- **Your instructions**
Skip the pictures. Transcribe the rest of the data below without changing a word.
— START —
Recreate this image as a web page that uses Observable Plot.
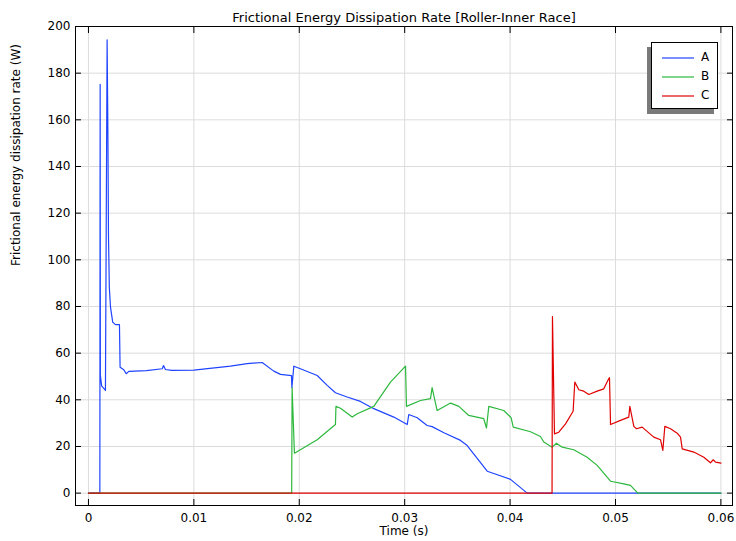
<!DOCTYPE html>
<html><head><meta charset="utf-8">
<script src="https://cdn.jsdelivr.net/npm/d3@7"></script>
<script src="https://cdn.jsdelivr.net/npm/@observablehq/plot@0.6"></script>
<style>
body{margin:0;background:#fff;}
#wrap{position:relative;width:736px;height:541px;font-family:"DejaVu Sans",sans-serif;}
#legend{position:absolute;left:651px;top:42px;width:65px;height:65px;border:1px solid #000;background:#fff;box-shadow:-4px 5px 0 #7a7a7a;font-size:12px;}
.row{position:absolute;left:0;height:14px;}
.row svg{position:absolute;left:10px;top:0;}
.row span{position:absolute;left:49px;top:-1px;line-height:14px;}
</style></head><body><div id="wrap"></div>
<script>
const titleText = "Frictional Energy Dissipation Rate [Roller-Inner Race]";
const xLabel = "Time (s)";
const yLabel = "Frictional energy dissipation rate (W)";
const seriesNames = ["A", "B", "C"];
const seriesColors = ["#1f44ff", "#2db83d", "#e00000"];
const xTicks = [0, 0.01, 0.02, 0.03, 0.04, 0.05, 0.06];
const xTickLabels = ["0", "0.01", "0.02", "0.03", "0.04", "0.05", "0.06"];
const yTicks = [0, 20, 40, 60, 80, 100, 120, 140, 160, 180, 200];

const timeA = [0,0.00108,0.00111,0.00113,0.00125,0.00161,0.00177,0.00185,0.0019,0.00198,0.00209,0.0023,0.00256,0.00294,0.0030,0.00335,0.00358,0.00383,0.0055,0.0070,0.00712,0.0073,0.0079,0.01,0.01347,0.01505,0.01648,0.01758,0.01822,0.01926,0.0193,0.01948,0.02011,0.0217,0.02265,0.02343,0.02454,0.0258,0.02707,0.02897,0.03024,0.03039,0.03119,0.03213,0.0326,0.03372,0.0353,0.03593,0.03783,0.04004,0.04162,0.06];
const valA = [0,0,175.2,50.4,46,44,194.3,150,110,88,79.7,73.3,72.2,72.2,54,52.9,51.2,52.2,52.5,53.3,54.7,53,52.6,52.7,54.4,55.5,56,52.3,50.9,50.4,45.2,54.4,53.3,50.4,46.2,43,41.2,39.3,36.2,32.6,29.4,33.7,32.3,29,28.5,25.9,22.6,20.4,9.4,5.9,0,0];

const timeB = [0,0.01928,0.01932,0.01954,0.0217,0.02343,0.02348,0.02391,0.02502,0.0255,0.02707,0.02865,0.03008,0.03017,0.0315,0.03245,0.0326,0.03308,0.03435,0.03514,0.03608,0.0375,0.03776,0.03798,0.0394,0.0401,0.0403,0.04194,0.04288,0.0432,0.04399,0.0444,0.04494,0.04604,0.04731,0.04826,0.04953,0.05079,0.05142,0.05212,0.06];
const valB = [0,0,45.2,17.1,22.9,29.4,37.2,36.4,32.6,34,37.2,47.6,54.4,37.2,39.7,40.5,45.2,35.4,38.6,37.2,33.3,31.9,27.9,37.2,35.4,32.3,28.3,26.3,24.3,21.9,19.7,21.4,19.7,18.6,15.4,11.9,5.1,4,3.3,0,0];

const timeC = [0,0.04398,0.04402,0.04421,0.04462,0.04526,0.04598,0.04614,0.04652,0.04699,0.04747,0.04826,0.04889,0.04927,0.04943,0.04953,0.05047,0.05126,0.05136,0.05174,0.05199,0.05253,0.05363,0.05427,0.05449,0.05468,0.05522,0.05585,0.05617,0.05633,0.05743,0.05838,0.05901,0.05927,0.05949,0.06];
const valC = [0,0,75.7,25.4,26.1,29.7,35.1,47.6,44.3,43.7,42.3,43.7,44.7,48.3,49.5,29.4,31.2,32.6,37.2,28.6,27.6,28.3,24,22.9,18.3,28.6,27.6,25.7,24,19,17.6,15.4,13,14.3,13.3,12.9];

const rows = [];
[[timeA, valA], [timeB, valB], [timeC, valC]].forEach(([ts, vs], k) => {
  ts.forEach((t, i) => rows.push({s: seriesNames[k], t, v: vs[i]}));
});

const fmtX = d => xTickLabels[xTicks.indexOf(d)];
const gridColor = "#dcdcdc";

const chart = Plot.plot({
  width: 736, height: 541,
  marginLeft: 75, marginRight: 4, marginTop: 26, marginBottom: 36,
  style: {fontFamily: "'DejaVu Sans', sans-serif", fontSize: "12px", background: "white", color: "black", overflow: "visible"},
  x: {domain: [-0.00123, 0.0611]},
  y: {domain: [-5.3, 200]},
  color: {domain: seriesNames, range: seriesColors},
  marks: [
    Plot.gridX(xTicks, {stroke: gridColor, strokeOpacity: 1}),
    Plot.gridY(yTicks, {stroke: gridColor, strokeOpacity: 1}),
    Plot.line(rows, {x: "t", y: "v", z: "s", stroke: "s", strokeWidth: 1.2}),
    Plot.frame({stroke: "black"}),
    Plot.axisX(xTicks, {anchor: "bottom", tickSize: 0, tickPadding: 8, tickFormat: fmtX, label: null, fontSize: 12}),
    Plot.axisX(xTicks, {anchor: "bottom", tickSize: -6, tickFormat: () => "", label: null}),
    Plot.axisX(xTicks, {anchor: "top", tickSize: -6, tickFormat: () => "", label: null}),
    Plot.axisY(yTicks, {anchor: "left", tickSize: 0, tickPadding: 5, label: null, fontSize: 12}),
    Plot.axisY(yTicks, {anchor: "left", tickSize: -6, tickFormat: () => "", label: null}),
    Plot.axisY(yTicks, {anchor: "right", tickSize: -6, tickFormat: () => "", label: null}),
    Plot.text([titleText], {frameAnchor: "top", dy: -14, fontSize: 13}),
    Plot.text([xLabel], {frameAnchor: "bottom", dy: 29, fontSize: 12}),
    Plot.text([yLabel], {frameAnchor: "left", dx: -59, rotate: -90, fontSize: 12})
  ]
});

const wrap = document.getElementById("wrap");
wrap.appendChild(chart);
const legend = document.createElement("div");
legend.id = "legend";
const rowTops = [8, 27, 46];
seriesNames.forEach((name, i) => {
  const r = document.createElement("div");
  r.className = "row";
  r.style.top = rowTops[i] + "px";
  r.innerHTML = `<svg width="32" height="14"><line x1="0" x2="32" y1="7" y2="7" stroke="${seriesColors[i]}" stroke-width="1.2"/></svg><span>${name}</span>`;
  legend.appendChild(r);
});
wrap.appendChild(legend);
</script></body></html>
— END —
- **Finished exercise**
Recreate this image as a web page that uses Observable Plot.
<!DOCTYPE html>
<html><head><meta charset="utf-8">
<script src="https://cdn.jsdelivr.net/npm/d3@7"></script>
<script src="https://cdn.jsdelivr.net/npm/@observablehq/plot@0.6"></script>
<style>
body{margin:0;background:#fff;}
#wrap{position:relative;width:736px;height:541px;font-family:"DejaVu Sans",sans-serif;}
#legend{position:absolute;left:651px;top:42px;width:65px;height:65px;border:1px solid #000;background:#fff;box-shadow:-4px 5px 0 #7a7a7a;font-size:12px;}
.row{position:absolute;left:0;height:14px;}
.row svg{position:absolute;left:10px;top:0;}
.row span{position:absolute;left:49px;top:-1px;line-height:14px;}
</style></head><body><div id="wrap"></div>
<script>
const titleText = "Frictional Energy Dissipation Rate [Roller-Inner Race]";
const xLabel = "Time (s)";
const yLabel = "Frictional energy dissipation rate (W)";
const seriesNames = ["A", "B", "C"];
const seriesColors = ["#1f44ff", "#2db83d", "#e00000"];
const xTicks = [0, 0.01, 0.02, 0.03, 0.04, 0.05, 0.06];
const xTickLabels = ["0", "0.01", "0.02", "0.03", "0.04", "0.05", "0.06"];
const yTicks = [0, 20, 40, 60, 80, 100, 120, 140, 160, 180, 200];

const timeA = [0,0.00108,0.00111,0.00113,0.00125,0.00161,0.00177,0.00185,0.0019,0.00198,0.00209,0.0023,0.00256,0.00294,0.0030,0.00335,0.00358,0.00383,0.0055,0.0070,0.00712,0.0073,0.0079,0.01,0.01347,0.01505,0.01648,0.01758,0.01822,0.01926,0.0193,0.01948,0.02011,0.0217,0.02265,0.02343,0.02454,0.0258,0.02707,0.02897,0.03024,0.03039,0.03119,0.03213,0.0326,0.03372,0.0353,0.03593,0.03783,0.04004,0.04162,0.06];
const valA = [0,0,175.2,50.4,46,44,194.3,150,110,88,79.7,73.3,72.2,72.2,54,52.9,51.2,52.2,52.5,53.3,54.7,53,52.6,52.7,54.4,55.5,56,52.3,50.9,50.4,45.2,54.4,53.3,50.4,46.2,43,41.2,39.3,36.2,32.6,29.4,33.7,32.3,29,28.5,25.9,22.6,20.4,9.4,5.9,0,0];

const timeB = [0,0.01928,0.01932,0.01954,0.0217,0.02343,0.02348,0.02391,0.02502,0.0255,0.02707,0.02865,0.03008,0.03017,0.0315,0.03245,0.0326,0.03308,0.03435,0.03514,0.03608,0.0375,0.03776,0.03798,0.0394,0.0401,0.0403,0.04194,0.04288,0.0432,0.04399,0.0444,0.04494,0.04604,0.04731,0.04826,0.04953,0.05079,0.05142,0.05212,0.06];
const valB = [0,0,45.2,17.1,22.9,29.4,37.2,36.4,32.6,34,37.2,47.6,54.4,37.2,39.7,40.5,45.2,35.4,38.6,37.2,33.3,31.9,27.9,37.2,35.4,32.3,28.3,26.3,24.3,21.9,19.7,21.4,19.7,18.6,15.4,11.9,5.1,4,3.3,0,0];

const timeC = [0,0.04398,0.04402,0.04421,0.04462,0.04526,0.04598,0.04614,0.04652,0.04699,0.04747,0.04826,0.04889,0.04927,0.04943,0.04953,0.05047,0.05126,0.05136,0.05174,0.05199,0.05253,0.05363,0.05427,0.05449,0.05468,0.05522,0.05585,0.05617,0.05633,0.05743,0.05838,0.05901,0.05927,0.05949,0.06];
const valC = [0,0,75.7,25.4,26.1,29.7,35.1,47.6,44.3,43.7,42.3,43.7,44.7,48.3,49.5,29.4,31.2,32.6,37.2,28.6,27.6,28.3,24,22.9,18.3,28.6,27.6,25.7,24,19,17.6,15.4,13,14.3,13.3,12.9];

const rows = [];
[[timeA, valA], [timeB, valB], [timeC, valC]].forEach(([ts, vs], k) => {
  ts.forEach((t, i) => rows.push({s: seriesNames[k], t, v: vs[i]}));
});

const fmtX = d => xTickLabels[xTicks.indexOf(d)];
const gridColor = "#dcdcdc";

const chart = Plot.plot({
  width: 736, height: 541,
  marginLeft: 75, marginRight: 4, marginTop: 26, marginBottom: 36,
  style: {fontFamily: "'DejaVu Sans', sans-serif", fontSize: "12px", background: "white", color: "black", overflow: "visible"},
  x: {domain: [-0.00123, 0.0611]},
  y: {domain: [-5.3, 200]},
  color: {domain: seriesNames, range: seriesColors},
  marks: [
    Plot.gridX(xTicks, {stroke: gridColor, strokeOpacity: 1}),
    Plot.gridY(yTicks, {stroke: gridColor, strokeOpacity: 1}),
    Plot.line(rows, {x: "t", y: "v", z: "s", stroke: "s", strokeWidth: 1.2}),
    Plot.frame({stroke: "black"}),
    Plot.axisX(xTicks, {anchor: "bottom", tickSize: 0, tickPadding: 8, tickFormat: fmtX, label: null, fontSize: 12}),
    Plot.axisX(xTicks, {anchor: "bottom", tickSize: -6, tickFormat: () => "", label: null}),
    Plot.axisX(xTicks, {anchor: "top", tickSize: -6, tickFormat: () => "", label: null}),
    Plot.axisY(yTicks, {anchor: "left", tickSize: 0, tickPadding: 5, label: null, fontSize: 12}),
    Plot.axisY(yTicks, {anchor: "left", tickSize: -6, tickFormat: () => "", label: null}),
    Plot.axisY(yTicks, {anchor: "right", tickSize: -6, tickFormat: () => "", label: null}),
    Plot.text([titleText], {frameAnchor: "top", dy: -14, fontSize: 13}),
    Plot.text([xLabel], {frameAnchor: "bottom", dy: 29, fontSize: 12}),
    Plot.text([yLabel], {frameAnchor: "left", dx: -59, rotate: -90, fontSize: 12})
  ]
});

const wrap = document.getElementById("wrap");
wrap.appendChild(chart);
const legend = document.createElement("div");
legend.id = "legend";
const rowTops = [8, 27, 46];
seriesNames.forEach((name, i) => {
  const r = document.createElement("div");
  r.className = "row";
  r.style.top = rowTops[i] + "px";
  r.innerHTML = `<svg width="32" height="14"><line x1="0" x2="32" y1="7" y2="7" stroke="${seriesColors[i]}" stroke-width="1.2"/></svg><span>${name}</span>`;
  legend.appendChild(r);
});
wrap.appendChild(legend);
</script></body></html>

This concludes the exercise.